3. **Repository Requirements**  
   Your repository must contain:  
   - A **frozen version of the codebase** (no further modifications after submission).  
   - A `requirements.txt` file that lists all dependencies required to run your project.  
   - A `README.md` file that:  
     - Displays the title: **Linear Regression Architecture Workshop**.  
     - Describes the work completed in the workshop.  
     - Summarizes key design decisions.  

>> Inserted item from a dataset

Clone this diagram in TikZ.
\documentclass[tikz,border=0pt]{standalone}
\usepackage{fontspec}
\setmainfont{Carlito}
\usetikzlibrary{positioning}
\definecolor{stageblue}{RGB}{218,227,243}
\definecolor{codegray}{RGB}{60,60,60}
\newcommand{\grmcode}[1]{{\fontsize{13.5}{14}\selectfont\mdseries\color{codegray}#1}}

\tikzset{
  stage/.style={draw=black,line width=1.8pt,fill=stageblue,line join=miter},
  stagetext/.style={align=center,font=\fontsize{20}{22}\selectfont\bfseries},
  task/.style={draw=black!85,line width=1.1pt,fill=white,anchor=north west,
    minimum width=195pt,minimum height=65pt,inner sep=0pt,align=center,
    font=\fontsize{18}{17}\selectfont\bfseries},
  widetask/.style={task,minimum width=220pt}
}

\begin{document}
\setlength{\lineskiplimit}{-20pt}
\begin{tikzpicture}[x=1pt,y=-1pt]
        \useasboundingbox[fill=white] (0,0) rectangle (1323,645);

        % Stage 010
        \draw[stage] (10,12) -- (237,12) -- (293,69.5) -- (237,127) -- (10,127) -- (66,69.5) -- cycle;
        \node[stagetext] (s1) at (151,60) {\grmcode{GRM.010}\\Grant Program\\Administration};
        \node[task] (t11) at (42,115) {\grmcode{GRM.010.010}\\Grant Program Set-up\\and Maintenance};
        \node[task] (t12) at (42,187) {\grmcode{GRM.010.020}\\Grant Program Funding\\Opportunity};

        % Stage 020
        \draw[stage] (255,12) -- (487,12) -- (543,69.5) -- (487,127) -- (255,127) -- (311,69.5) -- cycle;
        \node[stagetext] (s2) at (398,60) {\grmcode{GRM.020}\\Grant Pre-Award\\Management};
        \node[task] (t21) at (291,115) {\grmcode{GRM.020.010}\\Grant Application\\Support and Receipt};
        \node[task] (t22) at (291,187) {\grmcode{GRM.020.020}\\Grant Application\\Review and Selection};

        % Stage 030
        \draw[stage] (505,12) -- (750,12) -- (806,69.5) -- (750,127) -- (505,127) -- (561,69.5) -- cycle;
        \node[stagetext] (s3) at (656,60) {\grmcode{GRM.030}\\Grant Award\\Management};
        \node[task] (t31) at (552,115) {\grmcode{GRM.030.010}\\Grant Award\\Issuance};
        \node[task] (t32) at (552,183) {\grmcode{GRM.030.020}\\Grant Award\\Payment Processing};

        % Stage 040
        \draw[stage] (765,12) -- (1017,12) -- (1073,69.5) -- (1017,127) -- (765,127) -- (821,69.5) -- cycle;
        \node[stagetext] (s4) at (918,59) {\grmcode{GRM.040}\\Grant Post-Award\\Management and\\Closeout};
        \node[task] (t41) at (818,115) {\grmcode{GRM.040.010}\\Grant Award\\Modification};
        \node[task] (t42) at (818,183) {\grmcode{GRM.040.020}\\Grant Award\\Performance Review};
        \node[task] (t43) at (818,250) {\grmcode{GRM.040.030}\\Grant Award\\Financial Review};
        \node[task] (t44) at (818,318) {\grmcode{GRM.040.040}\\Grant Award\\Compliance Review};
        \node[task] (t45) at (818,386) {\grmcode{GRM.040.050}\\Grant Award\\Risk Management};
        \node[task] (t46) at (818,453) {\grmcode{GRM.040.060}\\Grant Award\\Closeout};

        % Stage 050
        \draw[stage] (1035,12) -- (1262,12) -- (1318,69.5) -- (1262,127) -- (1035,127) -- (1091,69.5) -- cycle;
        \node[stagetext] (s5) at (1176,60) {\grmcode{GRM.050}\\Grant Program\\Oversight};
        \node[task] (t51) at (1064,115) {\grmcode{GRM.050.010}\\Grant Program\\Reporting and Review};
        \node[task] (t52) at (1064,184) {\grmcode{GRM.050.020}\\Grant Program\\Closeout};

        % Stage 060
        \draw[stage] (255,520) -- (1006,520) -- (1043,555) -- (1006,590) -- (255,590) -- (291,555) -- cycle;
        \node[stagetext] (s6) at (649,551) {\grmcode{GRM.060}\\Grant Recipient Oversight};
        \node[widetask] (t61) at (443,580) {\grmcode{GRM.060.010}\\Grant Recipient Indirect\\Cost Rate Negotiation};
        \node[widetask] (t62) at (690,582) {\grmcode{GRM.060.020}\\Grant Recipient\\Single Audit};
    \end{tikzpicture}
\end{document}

4. **Notebook Updates (RobotPM_MLOps.ipynb)**  
   - Open the notebook `RobotPM_MLOps.ipynb`.  
   - Update it so that it highlights all changes made to the original project architecture and files.  
   - Specifically, reference the lists provided in the notebook:  
     - **Recommended Additions**  
     - **Recommended Enhancements**  
     - **Breakdown examples** (from both design breakdown sections).  

5. **Expectations for Notebook Updates**  
   - You are **not required to fully implement** the changes and updates at this stage.  
   - Instead, create all **placeholders, stubs, and structure** needed to prepare the project for a future code review.  
   - Think of this as **project scaffolding** for the upcoming implementation sprint cycle, which will be executed in a future project.  

💡 **Final Deliverable**:  
- A complete GitHub repository named `LinearRegressionArchitecture_Workshop` with the required structure, files, and documentation.  
- An updated `RobotPM_MLOps.ipynb` notebook showing how the project architecture was extended and prepared for enhancements.  
- Email submission to the instructor containing the `.git` repository URL.